Dungeons unfortunately is not one of those feeling-inducing games.
Sadly, Dungeons is in fact the exact opposite of one of those stories. The premise is one that caught my attention from the very beginning. You are the evil overlord who creates, adds to and manages dungeons that foolish, intrepid explorers will visit in hopes of satisfying some deep need or quest.

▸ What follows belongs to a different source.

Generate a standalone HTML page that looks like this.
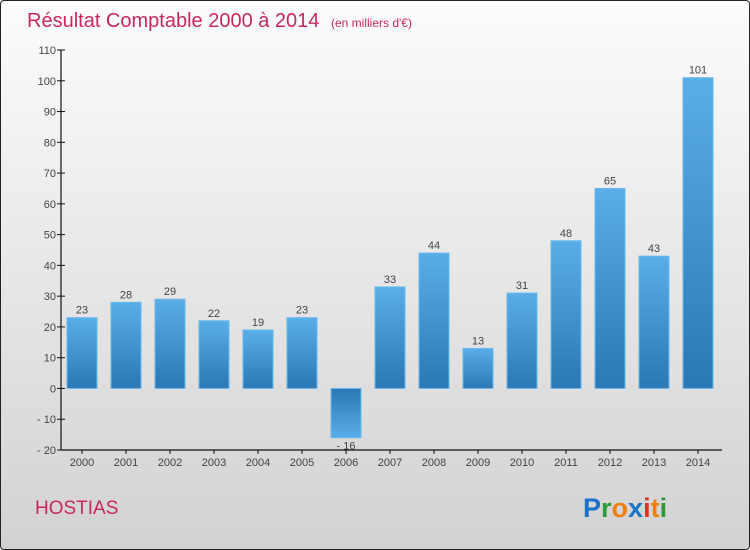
<!DOCTYPE html>
<html><head><meta charset="utf-8"><style>
html,body{margin:0;padding:0;width:750px;height:550px;overflow:hidden}
#wrap{position:absolute;left:0;top:0;width:748px;height:548px;border:1px solid #222;border-radius:4px;background:linear-gradient(#fcfcfc,#d2d2d2)}
svg{position:absolute;left:0;top:0}
text{font-family:"Liberation Sans",sans-serif}
</style></head><body>
<div id="wrap"></div>
<svg id="chart" width="750" height="550">
<defs>
<linearGradient id="gp" x1="0" y1="0" x2="0" y2="1"><stop offset="0" stop-color="#5aaee8"/><stop offset="1" stop-color="#2a78b4"/></linearGradient>
<linearGradient id="gn" x1="0" y1="0" x2="0" y2="1"><stop offset="0" stop-color="#2a78b4"/><stop offset="1" stop-color="#5aaee8"/></linearGradient>
</defs>
<text x="27" y="27" font-size="20" fill="#c8285a">Résultat Comptable 2000 à 2014 <tspan font-size="12" dx="6">(en milliers d'€)</tspan></text>
<text x="35" y="514" font-size="19" fill="#c8285a">HOSTIAS</text>
<g font-size="27" font-weight="bold">
<text x="583" y="517" fill="#1a72c8">P<tspan fill="#2a9a3a">r</tspan><tspan fill="#f08010">o</tspan><tspan fill="#1a72c8">x</tspan><tspan fill="#e03020">i</tspan><tspan fill="#f08010">t</tspan><tspan fill="#2a9a3a">i</tspan></text>
</g>
<g id="axes"></g>
<g id="bars"></g>
</svg>
<script>
const years=["2000","2001","2002","2003","2004","2005","2006","2007","2008","2009","2010","2011","2012","2013","2014"];
const values=[23,28,29,22,19,23,-16,33,44,13,31,48,65,43,101];
const yTicks=[-20,-10,0,10,20,30,40,50,60,70,80,90,100,110];
const NS="http://www.w3.org/2000/svg";
const yMin=-20,yMax=110,plotTop=50,plotBot=450,plotLeft=61,x0=82,step=44,bw=30;
function ys(v){return plotBot-(v-yMin)*(plotBot-plotTop)/(yMax-yMin);}
function xs(i){return x0+i*step;}
function mk(tag,attrs,parent){const e=document.createElementNS(NS,tag);for(const k in attrs)e.setAttribute(k,attrs[k]);parent.appendChild(e);return e;}
const ax=document.getElementById('axes'),bg=document.getElementById('bars');
let l=mk('line',{x1:plotLeft,y1:plotTop,x2:plotLeft,y2:plotBot,stroke:'#111','stroke-width':1.2},ax);


l=mk('line',{x1:plotLeft,y1:plotBot,x2:722,y2:plotBot,stroke:'#111','stroke-width':1.2},ax);


yTicks.forEach(t=>{
 mk('line',{x1:plotLeft-4,y1:ys(t),x2:plotLeft+4,y2:ys(t),stroke:'#111'},ax);
 const tx=mk('text',{x:plotLeft-5,y:ys(t)+4,'font-size':11,fill:'#444','text-anchor':'end'},ax);
 tx.textContent=t<0?('- '+(-t)):t;
 
 
});
years.forEach((yr,i)=>{
 mk('line',{x1:xs(i),y1:plotBot,x2:xs(i),y2:plotBot+4,stroke:'#111'},ax);
 const tx=mk('text',{x:xs(i),y:plotBot+16,'font-size':11,fill:'#444','text-anchor':'middle'},ax);
 tx.textContent=yr;
 
 
 const v=values[i];
 const r=mk('rect',{x:xs(i)-bw/2,y:Math.min(ys(v),ys(0)),width:bw,height:Math.abs(ys(v)-ys(0)),fill:v<0?'url(#gn)':'url(#gp)',stroke:'#6ab8ee','stroke-width':1},bg);
 
 
 const lb=mk('text',{x:xs(i),y:v<0?ys(v)+12:ys(v)-4,'font-size':11,fill:'#444','text-anchor':'middle'},bg);
 lb.textContent=v<0?('- '+(-v)):v;
 
 
});
</script>
</body></html>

Your job is three-fold. Lure them in, sate their interest by giving them what they want, and then finish them off when they try to escape your dungeon. I have long heard that Dungeon Keeper was a classic PC title (I never did play it) that Dungeons tries very hard to emulate. I get the feeling though, that Dungeons missed the mark on several points. Dungeons was a game I was really looking forward to, only to be very disappointed by the end product.
Graphics – 6:
The details and animation are all pretty average. This is not a game that will tax your video card by any means. That said, I actually liked the color schemes and ambient lighting used throughout. The lack of detail and often minimal animations do little to help matters, but at least the visuals do not seem to cause slowdown and do not tear through environments.
Sound & Music – 7:
I really would have liked more music. What they have here is actually pretty good, but there is not a ton of variety to be had. The voice acting is pretty decent as well, which is a big perk since the dialog is pretty well-written for the most part. The sound effects are nothing special though.
Gameplay – 5:
Where to begin… overall the game’s core mechanics are adequate if shallow. The idea of luring people in to more or less ‘fatten them up for the kill’ is okay on paper, but quite often I found it frustrating how you had to pander to a hero’s needs. The lack of direct command over minions only made the missions that much more repetitive as well. The commands are a bit clunky to access and use as well, though the tutorial does a good enough job of at least getting you pointed in the right direction.
Intangibles – 5:
So, generally I want a long game, but in this case Dungeons just plods on for a bit too long. The missions really are so similar to one another that I was ready for the game to end well before the last level. I also had some stability issues with the game. It would freeze or crash on occasion, but for reasons I could never properly identify. It was not using a ton of memory and my computer is well above the specs for this title, but somehow I kept getting it into bad states. That problem did seem to diminish once I got a few levels in, but it got me off on the wrong foot initially.
Overall – 5.75:
What happens when you make a game with a great idea but poor execution? You wind up with something like Dungeons. I went into the game with an open mind, despite some negative reviews about it early on. Usually I can find a couple of high-points for a game to discuss – even if I do not particularly like it. While there was some witty dialog that was reasonably well-executed, I could not help but feel disappointed in how average the rest of the title was.